PROVIDED MATERIAL:
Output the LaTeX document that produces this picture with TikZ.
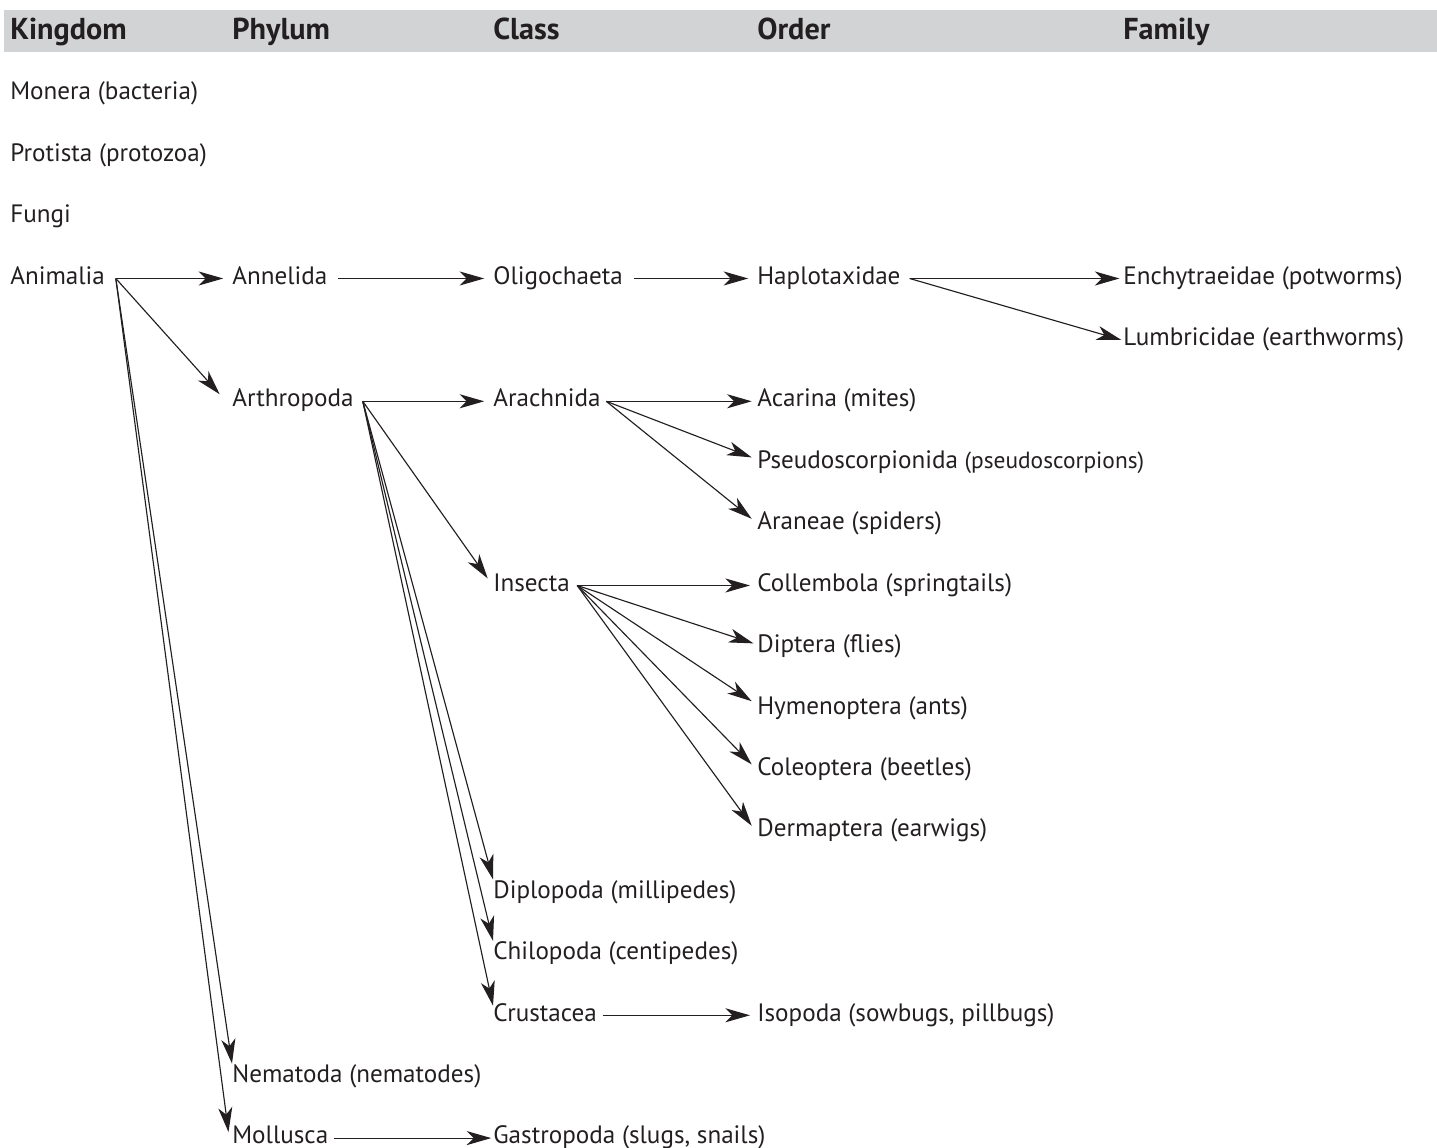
\documentclass[tikz,border=0pt]{standalone}
\usepackage{fontspec}
\setmainfont{PT Sans}
\usepackage{xcolor}
\usetikzlibrary{arrows.meta}
\definecolor{headgray}{RGB}{209,211,212}
\definecolor{ink}{RGB}{35,31,32}

\begin{document}
\begin{tikzpicture}[x=0.02cm, y=-0.02cm,
        taxon/.style={anchor=base west, inner xsep=0pt, inner ysep=0pt, text height=0.75em, text depth=0.1em, text=ink, font=\fontsize{14.3}{17}\selectfont},
        head/.style={anchor=base west, inner sep=0pt, text=ink, font=\fontsize{17.2}{20}\selectfont\bfseries},
        arrow/.style={-{Stealth[length=14pt, width=8pt, inset=4pt]}, line width=0.65pt, ink}]

        \useasboundingbox (0,0) rectangle (1437,1148);

        % Header bar
        \fill[headgray] (4,10) rectangle (1437,52);
        \node[head] (hkingdom) at (10,40) {Kingdom};
        \node[head] (hphylum) at (232,40) {Phylum};
        \node[head] (hclass) at (493,40) {Class};
        \node[head] (horder) at (757,40) {Order};
        \node[head] (hfamily) at (1123,40) {Family};

        % Kingdom
        \node[taxon] (monera) at (10,100) {Monera (bacteria)};
        \node[taxon] (protista) at (10,161.4) {Protista (protozoa)};
        \node[taxon] (fungi) at (10,222.8) {Fungi};
        \node[taxon] (animalia) at (10,284.2) {Animalia};

        % Phylum
        \node[taxon] (annelida) at (232,284.2) {Annelida};
        \node[taxon] (arthropoda) at (232,407) {Arthropoda};
        \node[taxon] (nematoda) at (232,1082.4) {Nematoda (nematodes)};
        \node[taxon] (mollusca) at (232,1143.8) {Mollusca};

        % Class
        \node[taxon] (oligochaeta) at (493,284.2) {Oligochaeta};
        \node[taxon] (arachnida) at (493,407) {Arachnida};
        \node[taxon] (insecta) at (493,591.2) {Insecta};
        \node[taxon] (diplopoda) at (493,898.2) {Diplopoda (millipedes)};
        \node[taxon] (chilopoda) at (493,959.6) {Chilopoda (centipedes)};
        \node[taxon] (crustacea) at (493,1021) {Crustacea};
        \node[taxon] (gastropoda) at (493,1143.8) {Gastropoda (slugs, snails)};

        % Order
        \node[taxon] (haplotaxidae) at (757,284.2) {Haplotaxidae};
        \node[taxon] (acarina) at (757,407) {Acarina (mites)};
        \node[taxon] (pseudo) at (757,468.4) {Pseudoscorpionida {\fontsize{13.3}{16}\selectfont(pseudoscorpions)}};
        \node[taxon] (araneae) at (757,529.8) {Araneae (spiders)};
        \node[taxon] (collembola) at (757,591.2) {Collembola (springtails)};
        \node[taxon] (diptera) at (757,652.6) {Diptera (flies)};
        \node[taxon] (hymenoptera) at (757,714) {Hymenoptera (ants)};
        \node[taxon] (coleoptera) at (757,775.4) {Coleoptera (beetles)};
        \node[taxon] (dermaptera) at (757,836.8) {Dermaptera (earwigs)};
        \node[taxon] (isopoda) at (757,1021) {Isopoda (sowbugs, pillbugs)};

        % Family
        \node[taxon] (enchy) at (1123,284.2) {Enchytraeidae (potworms)};
        \node[taxon] (lumbri) at (1123,345.6) {Lumbricidae (earthworms)};

        % Arrows from Animalia
        \draw[arrow] ([xshift=6pt]animalia.east) -- ([xshift=-5pt]annelida.west);
        \draw[arrow] ([xshift=6pt]animalia.east) -- ([xshift=-7pt,yshift=4pt]arthropoda.west);
        \draw[arrow] ([xshift=6pt]animalia.east) -- ([yshift=3pt]nematoda.north west);
        \draw[arrow] ([xshift=6pt]animalia.east) -- ([xshift=-2pt,yshift=-1pt]mollusca.north west);

        % Arrows from Annelida
        \draw[arrow] ([xshift=6pt]annelida.east) -- ([xshift=-5pt]oligochaeta.west);
        \draw[arrow] ([xshift=6pt]oligochaeta.east) -- ([xshift=-5pt]haplotaxidae.west);
        \draw[arrow] ([xshift=5pt]haplotaxidae.east) -- ([xshift=-2pt]enchy.west);
        \draw[arrow] ([xshift=5pt]haplotaxidae.east) -- ([xshift=-1pt]lumbri.west);

        % Arrows from Arthropoda
        \draw[arrow] ([xshift=5pt]arthropoda.east) -- ([xshift=-5pt]arachnida.west);
        \draw[arrow] ([xshift=5pt]arthropoda.east) -- ([xshift=-3pt,yshift=4pt]insecta.west);
        \draw[arrow] ([xshift=5pt]arthropoda.east) -- ([yshift=3pt]diplopoda.north west);
        \draw[arrow] ([xshift=5pt]arthropoda.east) -- ([yshift=3pt]chilopoda.north west);
        \draw[arrow] ([xshift=5pt]arthropoda.east) -- ([yshift=1pt]crustacea.north west);

        % Arrows from Arachnida
        \draw[arrow] ([xshift=3pt]arachnida.east) -- ([xshift=-3pt]acarina.west);
        \draw[arrow] ([xshift=3pt]arachnida.east) -- ([xshift=-3pt,yshift=3pt]pseudo.west);
        \draw[arrow] ([xshift=3pt]arachnida.east) -- ([xshift=-3pt,yshift=3pt]araneae.west);

        % Arrows from Insecta
        \draw[arrow] ([xshift=4pt]insecta.east) -- ([xshift=-4pt]collembola.west);
        \draw[arrow] ([xshift=4pt]insecta.east) -- ([xshift=-2pt,yshift=2pt]diptera.west);
        \draw[arrow] ([xshift=4pt]insecta.east) -- ([xshift=-3pt,yshift=4pt]hymenoptera.west);
        \draw[arrow] ([xshift=4pt]insecta.east) -- ([xshift=-3pt,yshift=3pt]coleoptera.west);
        \draw[arrow] ([xshift=4pt]insecta.east) -- ([xshift=-3pt,yshift=3pt]dermaptera.west);

        % Remaining horizontal arrows
        \draw[arrow] ([xshift=3pt]crustacea.east) -- ([xshift=-4pt]isopoda.west);
        \draw[arrow] ([xshift=3pt]mollusca.east) -- ([xshift=-1pt]gastropoda.west);

    \end{tikzpicture}
\end{document}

INSTRUCTIONS TO FOLLOW:
Print the data above verbatim from the first line through the line holding "(mollusca) at (232,1143.8)", leaving every picture out.

COMPLETE ANSWER:
Output the LaTeX document that produces this picture with TikZ.
\documentclass[tikz,border=0pt]{standalone}
\usepackage{fontspec}
\setmainfont{PT Sans}
\usepackage{xcolor}
\usetikzlibrary{arrows.meta}
\definecolor{headgray}{RGB}{209,211,212}
\definecolor{ink}{RGB}{35,31,32}

\begin{document}
\begin{tikzpicture}[x=0.02cm, y=-0.02cm,
        taxon/.style={anchor=base west, inner xsep=0pt, inner ysep=0pt, text height=0.75em, text depth=0.1em, text=ink, font=\fontsize{14.3}{17}\selectfont},
        head/.style={anchor=base west, inner sep=0pt, text=ink, font=\fontsize{17.2}{20}\selectfont\bfseries},
        arrow/.style={-{Stealth[length=14pt, width=8pt, inset=4pt]}, line width=0.65pt, ink}]

        \useasboundingbox (0,0) rectangle (1437,1148);

        % Header bar
        \fill[headgray] (4,10) rectangle (1437,52);
        \node[head] (hkingdom) at (10,40) {Kingdom};
        \node[head] (hphylum) at (232,40) {Phylum};
        \node[head] (hclass) at (493,40) {Class};
        \node[head] (horder) at (757,40) {Order};
        \node[head] (hfamily) at (1123,40) {Family};

        % Kingdom
        \node[taxon] (monera) at (10,100) {Monera (bacteria)};
        \node[taxon] (protista) at (10,161.4) {Protista (protozoa)};
        \node[taxon] (fungi) at (10,222.8) {Fungi};
        \node[taxon] (animalia) at (10,284.2) {Animalia};

        % Phylum
        \node[taxon] (annelida) at (232,284.2) {Annelida};
        \node[taxon] (arthropoda) at (232,407) {Arthropoda};
        \node[taxon] (nematoda) at (232,1082.4) {Nematoda (nematodes)};
        \node[taxon] (mollusca) at (232,1143.8) {Mollusca};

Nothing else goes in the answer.